Bill Bonner, back in Paris…

*** "Aggh…les Americains…!"

Our taxi driver was listening to the news. Something seemed to bother him.

"I like Americans. But not Bush," said he.

"We hear that quite a bit," we explained to him. "People say they like Americans – probably, they’re just being polite – but they don’t like Bush…or America itself, for that matter. It’s just the opposite in America. People tend to like France, but not the French…"

"Heh, heh…you must be an American…what do you think of your president?"

"Yes, Bush is a disappointment," we sympathized. "People who voted for him thought they were getting another Reagan – a man not too concerned with policy details, but a decent man with good instincts. Turns out, his instincts seem as defective as everything else. He’s a national disgrace."

"Oh, I guess you’re supporting what’s his name, Kerry?"

"Are you kidding? He’s even worse…"

*** It is the season for recitals. ‘Fur Elise’ comes up at every piano recital – often several times in one evening. We have nothing against it. Still, we are beginning to detest the piece. Perhaps if we ever heard it played correctly, we would like it. But banged out by a 10-year-old, it is painful to listen to it.

Henry’s piano recital was last week. We sat through 2 hours of it before finally getting to Henry, 14, Madame Vermier’s star pupil. But by this time, Henry had heard so many mistakes; he must have thought that you were supposed to hit the wrong notes at the wrong times.

Then, last night, was Edward’s dance recital. For reasons never made clear to his father, Edward, 10, was signed up for ballet this year. The poor boy had to hide his ballet shoes in order to keep his friends from finding out, but he seemed to enjoy hopping around on stage.

He takes lessons with Madame Slowona, or something like that. The woman has become the Martha Stewart of dance in Paris. Her students’ performance was held at the Palais des Congres with a cast of what seems like thousands of snowflakes, mice, fairies, gypsies…and other dancers.
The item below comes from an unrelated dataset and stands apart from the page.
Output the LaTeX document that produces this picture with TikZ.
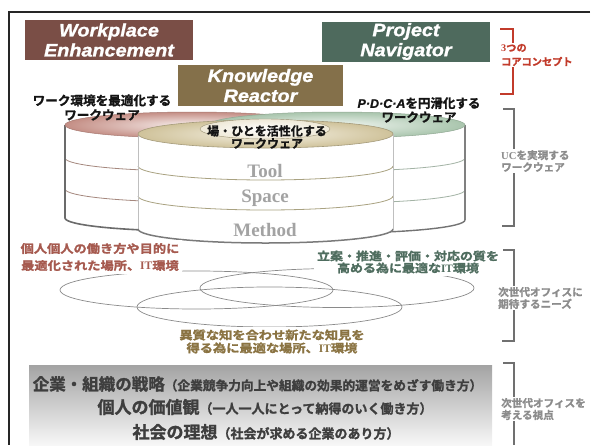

The little girls came out…line after line of them…all dressed in cute little outfits, bumping into each other on the vast stage. Then, as the dancers grew older, so grew their ambitions. One chubby girl of about 11 was working up a sweat as she jogged around. The poor girl couldn’t seem to keep up the pace. So the girl behind her tried to prod her forward. After a couple of prods, the chubby girl turned about and took a swing at her pursuer. No harm was done; in the immense panorama of dancers, hardly anyone noticed.

One thing we admire about the French – they don’t take restrictions, rules, and laws too seriously. Notices all over the theatre told spectators to stay in their seats until the end of the performance and not to take photos. All evening, flash bulbs went off from all over the theatre…while people walked up and down the corridors.

"The funniest example I’ve ever seen of French scofflaws," Elizabeth volunteered, "was in the video made by Henry’s class from their trip to Rome. You know, every time they take a class trip, they make a film of it and show the film to parents. Well, you must have been out of town, but I went and saw the trip to Rome. They visited the Vatican. And there on the wall was a sign that said using cameras or video equipment was strictly forbidden. Well, they paid no attention, of course. They not only filmed the entire thing…you could see the sign telling them not to take pictures on the film. And this is the film they made to show the parents!"

Finally, after hours of whirling fairies, Edward’s group of dancing Cossacks came out. The boys carried scimitars and whacked at each other as they jumped around. In school, Edward often has a hard time sitting still and concentrating. He would be better off as a Cossack; he seemed to enjoy trying to cut someone’s head off while dancing a steppe jig.